- Data shown -
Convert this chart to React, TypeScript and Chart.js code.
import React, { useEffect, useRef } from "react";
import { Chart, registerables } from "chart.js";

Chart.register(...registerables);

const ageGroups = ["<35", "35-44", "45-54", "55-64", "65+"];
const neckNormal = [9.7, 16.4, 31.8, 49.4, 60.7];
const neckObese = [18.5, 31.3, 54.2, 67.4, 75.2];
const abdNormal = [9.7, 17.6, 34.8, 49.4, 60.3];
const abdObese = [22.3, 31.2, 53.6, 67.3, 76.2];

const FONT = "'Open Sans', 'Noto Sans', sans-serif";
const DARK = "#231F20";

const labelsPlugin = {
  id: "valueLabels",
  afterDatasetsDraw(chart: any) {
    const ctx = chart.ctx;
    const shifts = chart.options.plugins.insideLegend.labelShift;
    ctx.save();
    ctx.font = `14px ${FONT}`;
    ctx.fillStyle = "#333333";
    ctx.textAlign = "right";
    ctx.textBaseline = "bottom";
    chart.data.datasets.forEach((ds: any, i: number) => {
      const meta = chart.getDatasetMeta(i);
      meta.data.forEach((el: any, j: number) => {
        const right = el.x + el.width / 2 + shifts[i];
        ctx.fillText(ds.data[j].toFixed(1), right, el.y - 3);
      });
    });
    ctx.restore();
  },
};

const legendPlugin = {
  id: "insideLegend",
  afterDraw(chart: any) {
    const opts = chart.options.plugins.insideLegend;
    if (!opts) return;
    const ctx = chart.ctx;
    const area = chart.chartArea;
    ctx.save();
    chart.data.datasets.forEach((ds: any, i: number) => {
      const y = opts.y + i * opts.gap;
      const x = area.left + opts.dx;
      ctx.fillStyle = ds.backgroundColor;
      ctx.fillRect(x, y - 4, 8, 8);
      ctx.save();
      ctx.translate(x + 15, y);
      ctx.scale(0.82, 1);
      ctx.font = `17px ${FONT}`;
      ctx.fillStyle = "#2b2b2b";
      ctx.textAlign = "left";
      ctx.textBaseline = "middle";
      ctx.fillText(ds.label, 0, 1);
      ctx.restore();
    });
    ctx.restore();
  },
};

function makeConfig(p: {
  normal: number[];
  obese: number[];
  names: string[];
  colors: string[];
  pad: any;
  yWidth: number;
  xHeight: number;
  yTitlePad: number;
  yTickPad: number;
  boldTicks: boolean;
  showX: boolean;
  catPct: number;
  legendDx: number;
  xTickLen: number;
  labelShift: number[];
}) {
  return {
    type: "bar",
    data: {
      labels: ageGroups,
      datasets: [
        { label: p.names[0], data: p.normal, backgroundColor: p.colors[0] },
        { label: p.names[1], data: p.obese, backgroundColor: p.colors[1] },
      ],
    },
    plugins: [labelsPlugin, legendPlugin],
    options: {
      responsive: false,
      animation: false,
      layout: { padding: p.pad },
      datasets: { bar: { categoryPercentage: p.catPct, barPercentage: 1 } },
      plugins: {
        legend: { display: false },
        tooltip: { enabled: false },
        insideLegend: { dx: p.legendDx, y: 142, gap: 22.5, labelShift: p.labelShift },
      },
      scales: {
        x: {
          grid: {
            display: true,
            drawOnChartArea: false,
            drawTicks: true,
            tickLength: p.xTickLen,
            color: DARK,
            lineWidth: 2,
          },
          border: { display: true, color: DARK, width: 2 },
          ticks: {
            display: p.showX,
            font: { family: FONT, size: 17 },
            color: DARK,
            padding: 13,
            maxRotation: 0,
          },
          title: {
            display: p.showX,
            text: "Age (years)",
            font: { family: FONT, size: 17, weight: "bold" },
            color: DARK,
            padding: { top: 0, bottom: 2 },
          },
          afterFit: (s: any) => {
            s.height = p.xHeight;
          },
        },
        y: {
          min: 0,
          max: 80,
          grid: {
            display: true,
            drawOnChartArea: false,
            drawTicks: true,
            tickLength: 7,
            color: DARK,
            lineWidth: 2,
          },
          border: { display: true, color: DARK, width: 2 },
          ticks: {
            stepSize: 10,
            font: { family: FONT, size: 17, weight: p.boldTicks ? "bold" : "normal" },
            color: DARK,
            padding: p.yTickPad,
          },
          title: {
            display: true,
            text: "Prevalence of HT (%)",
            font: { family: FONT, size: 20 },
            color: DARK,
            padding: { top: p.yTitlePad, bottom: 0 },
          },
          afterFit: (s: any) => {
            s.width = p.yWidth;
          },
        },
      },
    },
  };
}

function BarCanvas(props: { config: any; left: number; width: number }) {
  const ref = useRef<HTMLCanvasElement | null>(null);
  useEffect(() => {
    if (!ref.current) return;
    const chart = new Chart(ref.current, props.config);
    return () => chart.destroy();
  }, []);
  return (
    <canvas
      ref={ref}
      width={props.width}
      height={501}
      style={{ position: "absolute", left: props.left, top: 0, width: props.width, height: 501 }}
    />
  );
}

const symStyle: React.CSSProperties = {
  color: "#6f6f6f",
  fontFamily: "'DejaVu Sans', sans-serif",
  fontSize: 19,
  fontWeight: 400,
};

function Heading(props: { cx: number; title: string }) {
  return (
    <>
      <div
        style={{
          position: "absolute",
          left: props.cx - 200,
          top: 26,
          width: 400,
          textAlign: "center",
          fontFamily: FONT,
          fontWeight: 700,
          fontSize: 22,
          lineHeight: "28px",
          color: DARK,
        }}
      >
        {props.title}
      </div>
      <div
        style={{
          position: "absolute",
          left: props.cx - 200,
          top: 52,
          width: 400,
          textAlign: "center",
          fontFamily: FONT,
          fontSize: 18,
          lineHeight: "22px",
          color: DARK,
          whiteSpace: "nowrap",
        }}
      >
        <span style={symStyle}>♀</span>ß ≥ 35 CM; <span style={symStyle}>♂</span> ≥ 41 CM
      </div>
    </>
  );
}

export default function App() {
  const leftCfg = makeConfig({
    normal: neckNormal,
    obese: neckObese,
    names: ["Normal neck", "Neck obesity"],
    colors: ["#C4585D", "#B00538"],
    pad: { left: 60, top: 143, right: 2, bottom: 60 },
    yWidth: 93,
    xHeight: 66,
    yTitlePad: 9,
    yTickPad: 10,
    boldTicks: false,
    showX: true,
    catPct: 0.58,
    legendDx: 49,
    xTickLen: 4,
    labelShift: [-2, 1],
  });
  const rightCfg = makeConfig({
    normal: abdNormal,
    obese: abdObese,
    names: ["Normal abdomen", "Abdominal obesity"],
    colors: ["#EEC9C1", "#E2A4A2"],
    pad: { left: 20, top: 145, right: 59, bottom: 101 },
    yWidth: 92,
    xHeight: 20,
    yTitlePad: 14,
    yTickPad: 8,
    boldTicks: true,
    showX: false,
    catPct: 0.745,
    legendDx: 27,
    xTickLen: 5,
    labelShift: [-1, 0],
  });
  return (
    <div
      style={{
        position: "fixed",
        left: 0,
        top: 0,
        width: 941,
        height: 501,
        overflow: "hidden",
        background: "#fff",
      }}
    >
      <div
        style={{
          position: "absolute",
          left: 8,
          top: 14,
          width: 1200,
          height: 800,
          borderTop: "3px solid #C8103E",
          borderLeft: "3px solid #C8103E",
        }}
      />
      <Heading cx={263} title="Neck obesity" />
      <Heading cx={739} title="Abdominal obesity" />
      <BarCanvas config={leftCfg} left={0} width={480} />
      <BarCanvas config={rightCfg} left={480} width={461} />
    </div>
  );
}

==

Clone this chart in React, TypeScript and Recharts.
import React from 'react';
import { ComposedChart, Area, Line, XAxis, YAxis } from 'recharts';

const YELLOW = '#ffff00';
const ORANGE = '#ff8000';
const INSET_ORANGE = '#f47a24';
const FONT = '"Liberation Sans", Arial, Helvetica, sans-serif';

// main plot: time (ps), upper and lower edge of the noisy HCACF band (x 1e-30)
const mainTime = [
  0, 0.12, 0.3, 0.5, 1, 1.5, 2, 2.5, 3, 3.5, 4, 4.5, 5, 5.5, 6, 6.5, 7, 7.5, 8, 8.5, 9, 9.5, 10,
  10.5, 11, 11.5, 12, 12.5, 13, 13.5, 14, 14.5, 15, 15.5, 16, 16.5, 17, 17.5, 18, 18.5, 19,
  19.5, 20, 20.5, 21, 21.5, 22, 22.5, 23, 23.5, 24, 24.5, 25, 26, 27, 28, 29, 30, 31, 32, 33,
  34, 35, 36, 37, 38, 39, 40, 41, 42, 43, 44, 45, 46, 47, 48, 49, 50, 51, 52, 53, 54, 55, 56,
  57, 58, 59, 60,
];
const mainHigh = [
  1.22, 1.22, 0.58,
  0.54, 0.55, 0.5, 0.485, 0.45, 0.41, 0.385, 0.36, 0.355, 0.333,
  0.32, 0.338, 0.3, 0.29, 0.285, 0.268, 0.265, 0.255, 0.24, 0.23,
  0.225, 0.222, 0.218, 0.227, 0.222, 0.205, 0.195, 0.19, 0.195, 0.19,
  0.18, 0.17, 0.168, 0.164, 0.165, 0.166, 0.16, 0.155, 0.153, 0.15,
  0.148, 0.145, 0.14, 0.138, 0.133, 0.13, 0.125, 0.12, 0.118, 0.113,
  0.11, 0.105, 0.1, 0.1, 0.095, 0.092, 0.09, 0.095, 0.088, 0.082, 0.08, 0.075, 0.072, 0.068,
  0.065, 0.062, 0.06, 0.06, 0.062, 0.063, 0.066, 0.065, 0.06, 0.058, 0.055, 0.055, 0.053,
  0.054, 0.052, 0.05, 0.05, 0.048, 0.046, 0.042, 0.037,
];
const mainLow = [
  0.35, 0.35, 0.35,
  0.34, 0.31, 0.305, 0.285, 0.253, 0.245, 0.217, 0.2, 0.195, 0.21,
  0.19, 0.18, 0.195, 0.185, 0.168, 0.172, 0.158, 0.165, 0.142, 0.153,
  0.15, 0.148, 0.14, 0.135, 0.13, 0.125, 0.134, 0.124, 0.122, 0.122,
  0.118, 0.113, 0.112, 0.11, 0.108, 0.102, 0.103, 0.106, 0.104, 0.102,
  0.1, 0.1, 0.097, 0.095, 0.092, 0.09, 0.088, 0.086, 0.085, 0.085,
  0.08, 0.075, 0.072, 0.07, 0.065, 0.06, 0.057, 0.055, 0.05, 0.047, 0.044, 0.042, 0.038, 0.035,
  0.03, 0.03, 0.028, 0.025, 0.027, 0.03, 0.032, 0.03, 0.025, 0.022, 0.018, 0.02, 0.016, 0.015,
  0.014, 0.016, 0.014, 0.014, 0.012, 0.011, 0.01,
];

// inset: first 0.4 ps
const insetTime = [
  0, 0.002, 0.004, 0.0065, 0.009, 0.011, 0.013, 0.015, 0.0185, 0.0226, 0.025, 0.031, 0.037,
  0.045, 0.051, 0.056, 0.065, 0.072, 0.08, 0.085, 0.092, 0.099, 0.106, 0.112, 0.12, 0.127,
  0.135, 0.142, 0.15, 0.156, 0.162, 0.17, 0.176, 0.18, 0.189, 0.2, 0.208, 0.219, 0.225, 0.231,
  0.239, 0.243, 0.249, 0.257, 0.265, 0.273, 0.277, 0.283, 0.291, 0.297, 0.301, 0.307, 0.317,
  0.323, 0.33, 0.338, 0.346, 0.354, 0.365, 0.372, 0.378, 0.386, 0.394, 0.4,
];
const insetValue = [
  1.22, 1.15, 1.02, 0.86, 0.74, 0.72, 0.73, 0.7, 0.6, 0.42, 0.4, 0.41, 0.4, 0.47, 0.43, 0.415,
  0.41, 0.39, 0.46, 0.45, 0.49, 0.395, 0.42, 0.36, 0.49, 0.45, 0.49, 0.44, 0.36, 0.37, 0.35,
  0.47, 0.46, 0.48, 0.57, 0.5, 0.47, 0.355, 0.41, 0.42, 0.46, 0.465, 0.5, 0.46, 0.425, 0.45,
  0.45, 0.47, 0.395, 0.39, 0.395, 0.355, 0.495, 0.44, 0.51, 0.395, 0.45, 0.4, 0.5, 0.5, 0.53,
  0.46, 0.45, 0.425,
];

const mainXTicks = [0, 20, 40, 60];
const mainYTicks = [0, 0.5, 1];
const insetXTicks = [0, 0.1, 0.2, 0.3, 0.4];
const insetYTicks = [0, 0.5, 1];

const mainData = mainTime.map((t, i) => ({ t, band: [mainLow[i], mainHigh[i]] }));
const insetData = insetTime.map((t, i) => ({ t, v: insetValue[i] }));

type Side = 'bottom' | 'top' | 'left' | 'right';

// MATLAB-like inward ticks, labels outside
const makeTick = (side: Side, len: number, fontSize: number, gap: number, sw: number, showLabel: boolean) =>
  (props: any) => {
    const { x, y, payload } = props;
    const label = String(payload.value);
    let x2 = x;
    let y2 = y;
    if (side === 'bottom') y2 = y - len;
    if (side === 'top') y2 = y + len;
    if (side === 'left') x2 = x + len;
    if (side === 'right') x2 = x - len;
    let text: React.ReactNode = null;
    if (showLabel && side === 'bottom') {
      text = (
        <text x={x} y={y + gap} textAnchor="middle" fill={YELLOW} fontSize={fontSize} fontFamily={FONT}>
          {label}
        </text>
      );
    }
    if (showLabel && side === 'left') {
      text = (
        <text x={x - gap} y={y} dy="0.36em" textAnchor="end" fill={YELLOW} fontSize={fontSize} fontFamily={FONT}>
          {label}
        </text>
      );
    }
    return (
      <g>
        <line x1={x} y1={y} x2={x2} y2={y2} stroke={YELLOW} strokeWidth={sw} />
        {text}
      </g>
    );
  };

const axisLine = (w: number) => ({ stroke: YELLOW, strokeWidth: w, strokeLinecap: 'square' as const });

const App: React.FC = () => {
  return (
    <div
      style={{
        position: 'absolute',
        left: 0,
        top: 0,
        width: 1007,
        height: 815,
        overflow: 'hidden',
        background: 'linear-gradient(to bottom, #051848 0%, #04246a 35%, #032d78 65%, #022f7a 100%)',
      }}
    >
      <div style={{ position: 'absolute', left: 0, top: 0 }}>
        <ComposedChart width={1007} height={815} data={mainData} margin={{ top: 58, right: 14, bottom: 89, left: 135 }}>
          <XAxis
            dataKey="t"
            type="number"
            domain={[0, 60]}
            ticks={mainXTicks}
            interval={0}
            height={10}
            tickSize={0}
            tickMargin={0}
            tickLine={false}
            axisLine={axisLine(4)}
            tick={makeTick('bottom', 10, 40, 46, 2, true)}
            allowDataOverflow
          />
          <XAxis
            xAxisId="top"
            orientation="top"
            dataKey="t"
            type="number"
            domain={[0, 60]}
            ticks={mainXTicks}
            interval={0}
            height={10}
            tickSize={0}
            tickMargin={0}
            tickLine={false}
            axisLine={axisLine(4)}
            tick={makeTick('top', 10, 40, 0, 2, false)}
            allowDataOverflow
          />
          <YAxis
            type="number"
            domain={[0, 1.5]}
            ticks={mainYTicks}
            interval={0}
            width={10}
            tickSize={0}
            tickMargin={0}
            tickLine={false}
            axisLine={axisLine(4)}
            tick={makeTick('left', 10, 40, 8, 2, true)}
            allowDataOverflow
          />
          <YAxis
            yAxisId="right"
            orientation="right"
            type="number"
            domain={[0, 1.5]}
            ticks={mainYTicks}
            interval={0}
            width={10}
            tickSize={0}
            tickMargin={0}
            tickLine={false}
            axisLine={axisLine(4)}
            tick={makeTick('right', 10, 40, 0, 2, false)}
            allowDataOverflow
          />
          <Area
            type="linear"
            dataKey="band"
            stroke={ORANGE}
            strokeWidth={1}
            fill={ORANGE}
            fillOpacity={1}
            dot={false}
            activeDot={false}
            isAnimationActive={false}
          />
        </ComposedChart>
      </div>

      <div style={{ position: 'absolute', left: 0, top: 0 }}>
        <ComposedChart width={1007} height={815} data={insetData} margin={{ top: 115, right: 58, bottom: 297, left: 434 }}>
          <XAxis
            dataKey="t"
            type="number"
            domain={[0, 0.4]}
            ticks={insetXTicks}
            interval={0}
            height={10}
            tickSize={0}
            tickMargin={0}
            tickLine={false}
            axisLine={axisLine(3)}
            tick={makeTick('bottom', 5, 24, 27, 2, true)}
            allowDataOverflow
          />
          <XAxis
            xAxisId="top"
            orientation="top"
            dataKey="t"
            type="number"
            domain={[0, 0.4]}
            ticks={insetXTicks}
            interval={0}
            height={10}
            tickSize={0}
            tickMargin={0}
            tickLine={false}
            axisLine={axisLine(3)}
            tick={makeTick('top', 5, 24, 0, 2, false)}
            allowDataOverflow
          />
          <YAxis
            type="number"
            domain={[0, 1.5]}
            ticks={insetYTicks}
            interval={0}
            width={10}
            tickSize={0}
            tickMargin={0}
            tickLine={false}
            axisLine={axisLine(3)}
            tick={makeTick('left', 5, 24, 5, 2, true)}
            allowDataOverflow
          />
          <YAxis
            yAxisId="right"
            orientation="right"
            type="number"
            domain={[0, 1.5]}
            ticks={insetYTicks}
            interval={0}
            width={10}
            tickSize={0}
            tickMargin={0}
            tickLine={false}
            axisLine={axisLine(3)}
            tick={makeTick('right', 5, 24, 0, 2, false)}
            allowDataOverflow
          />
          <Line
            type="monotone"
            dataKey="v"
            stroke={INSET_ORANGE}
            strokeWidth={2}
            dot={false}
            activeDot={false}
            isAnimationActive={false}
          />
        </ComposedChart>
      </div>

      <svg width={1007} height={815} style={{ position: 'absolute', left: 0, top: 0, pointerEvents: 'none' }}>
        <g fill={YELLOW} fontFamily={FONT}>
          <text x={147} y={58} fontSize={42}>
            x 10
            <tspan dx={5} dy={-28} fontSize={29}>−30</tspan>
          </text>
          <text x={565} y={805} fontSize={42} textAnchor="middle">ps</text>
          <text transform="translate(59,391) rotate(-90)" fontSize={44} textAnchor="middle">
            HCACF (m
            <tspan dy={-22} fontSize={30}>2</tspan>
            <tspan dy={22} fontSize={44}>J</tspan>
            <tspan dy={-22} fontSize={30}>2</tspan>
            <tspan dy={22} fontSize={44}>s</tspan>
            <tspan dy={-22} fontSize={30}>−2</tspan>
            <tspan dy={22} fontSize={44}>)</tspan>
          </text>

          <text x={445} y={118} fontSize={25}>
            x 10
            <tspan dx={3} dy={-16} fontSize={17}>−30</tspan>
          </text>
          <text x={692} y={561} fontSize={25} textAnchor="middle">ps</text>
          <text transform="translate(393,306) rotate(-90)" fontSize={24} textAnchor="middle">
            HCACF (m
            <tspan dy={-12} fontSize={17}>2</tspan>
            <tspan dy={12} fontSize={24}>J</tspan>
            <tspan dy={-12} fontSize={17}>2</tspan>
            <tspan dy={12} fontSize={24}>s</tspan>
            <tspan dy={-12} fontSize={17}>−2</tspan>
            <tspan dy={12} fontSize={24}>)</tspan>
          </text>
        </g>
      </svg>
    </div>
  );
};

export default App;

==

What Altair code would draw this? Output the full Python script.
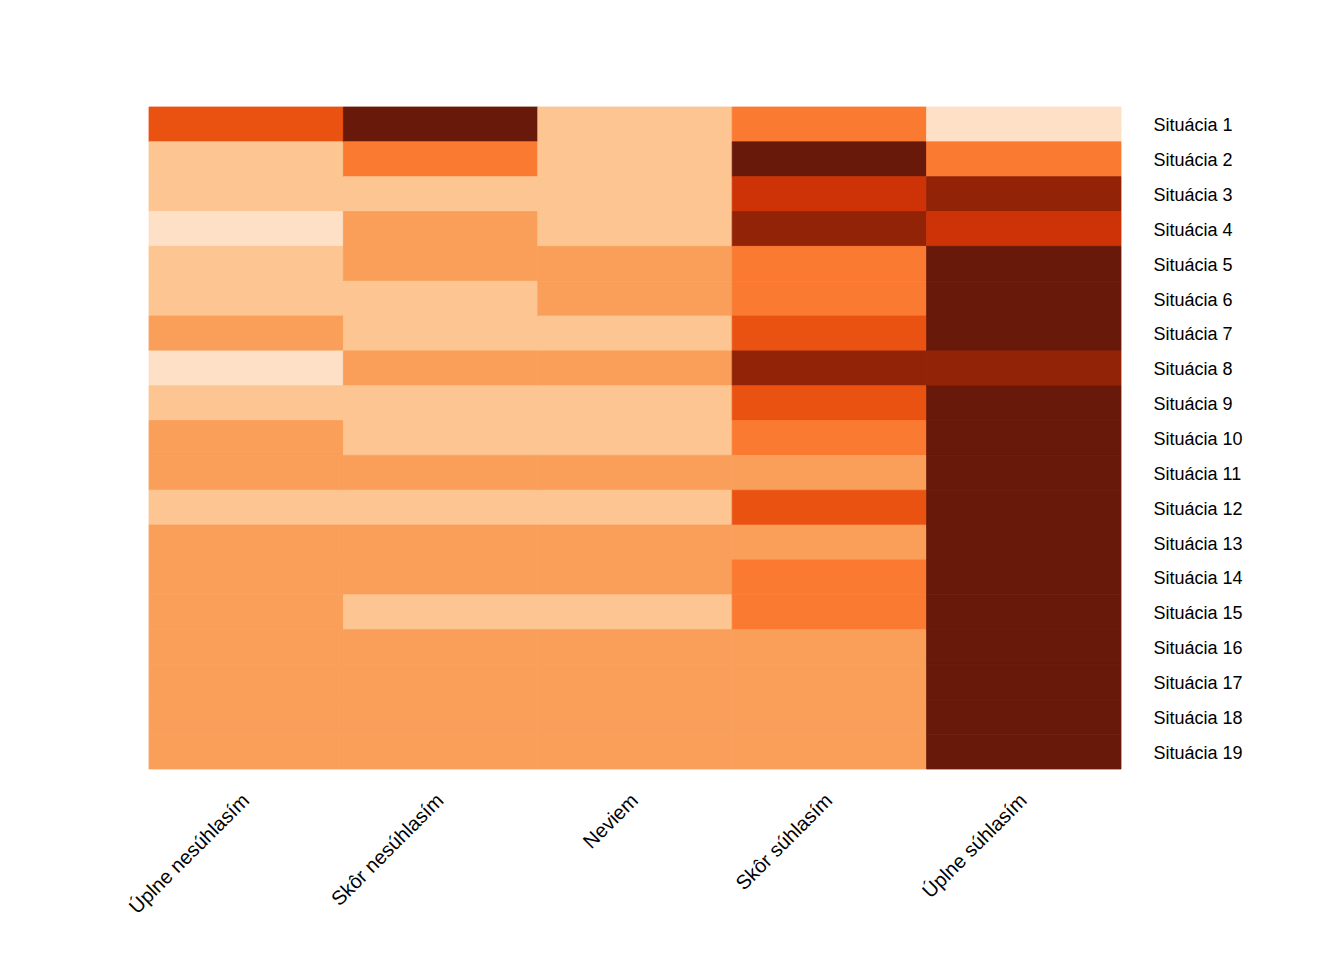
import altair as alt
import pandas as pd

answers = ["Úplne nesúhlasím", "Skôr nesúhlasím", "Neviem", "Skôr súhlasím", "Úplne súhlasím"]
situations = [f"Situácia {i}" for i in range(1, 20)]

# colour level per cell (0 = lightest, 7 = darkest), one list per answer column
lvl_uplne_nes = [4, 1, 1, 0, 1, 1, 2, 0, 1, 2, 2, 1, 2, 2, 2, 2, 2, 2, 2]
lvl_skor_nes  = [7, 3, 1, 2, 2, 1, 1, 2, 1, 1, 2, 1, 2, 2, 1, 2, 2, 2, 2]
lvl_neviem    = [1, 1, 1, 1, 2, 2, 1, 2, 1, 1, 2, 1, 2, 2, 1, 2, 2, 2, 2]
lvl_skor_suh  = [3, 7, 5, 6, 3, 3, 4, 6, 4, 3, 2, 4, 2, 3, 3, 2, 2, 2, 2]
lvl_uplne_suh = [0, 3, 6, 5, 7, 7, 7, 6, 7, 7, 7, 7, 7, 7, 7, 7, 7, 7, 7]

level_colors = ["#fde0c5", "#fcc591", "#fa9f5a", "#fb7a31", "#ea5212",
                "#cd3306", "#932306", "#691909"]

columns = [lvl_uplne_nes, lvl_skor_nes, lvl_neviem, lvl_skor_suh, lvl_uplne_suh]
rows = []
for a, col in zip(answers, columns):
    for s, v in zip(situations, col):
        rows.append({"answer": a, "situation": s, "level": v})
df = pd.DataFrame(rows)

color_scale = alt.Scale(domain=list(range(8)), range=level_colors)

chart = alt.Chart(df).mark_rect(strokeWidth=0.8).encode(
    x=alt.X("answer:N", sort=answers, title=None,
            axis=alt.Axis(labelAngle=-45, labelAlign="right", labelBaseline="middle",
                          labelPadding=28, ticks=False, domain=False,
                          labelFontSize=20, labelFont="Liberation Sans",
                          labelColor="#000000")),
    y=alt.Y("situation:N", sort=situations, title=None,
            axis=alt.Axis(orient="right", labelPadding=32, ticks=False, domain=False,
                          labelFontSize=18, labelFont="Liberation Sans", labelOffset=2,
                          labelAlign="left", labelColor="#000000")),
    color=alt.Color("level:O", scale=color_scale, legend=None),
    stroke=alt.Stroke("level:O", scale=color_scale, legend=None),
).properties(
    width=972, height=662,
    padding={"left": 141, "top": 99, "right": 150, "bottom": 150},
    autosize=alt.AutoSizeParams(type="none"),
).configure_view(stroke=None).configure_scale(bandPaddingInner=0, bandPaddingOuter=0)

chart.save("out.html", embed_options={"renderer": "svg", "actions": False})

- Set problem -
The copy should hold exactly the lines from the line with "What Altair code" to the line with "in range(1, 20)]", both ends in, set down without any pictures and with nothing added.

- Task response -
What Altair code would draw this? Output the full Python script.
import altair as alt
import pandas as pd

answers = ["Úplne nesúhlasím", "Skôr nesúhlasím", "Neviem", "Skôr súhlasím", "Úplne súhlasím"]
situations = [f"Situácia {i}" for i in range(1, 20)]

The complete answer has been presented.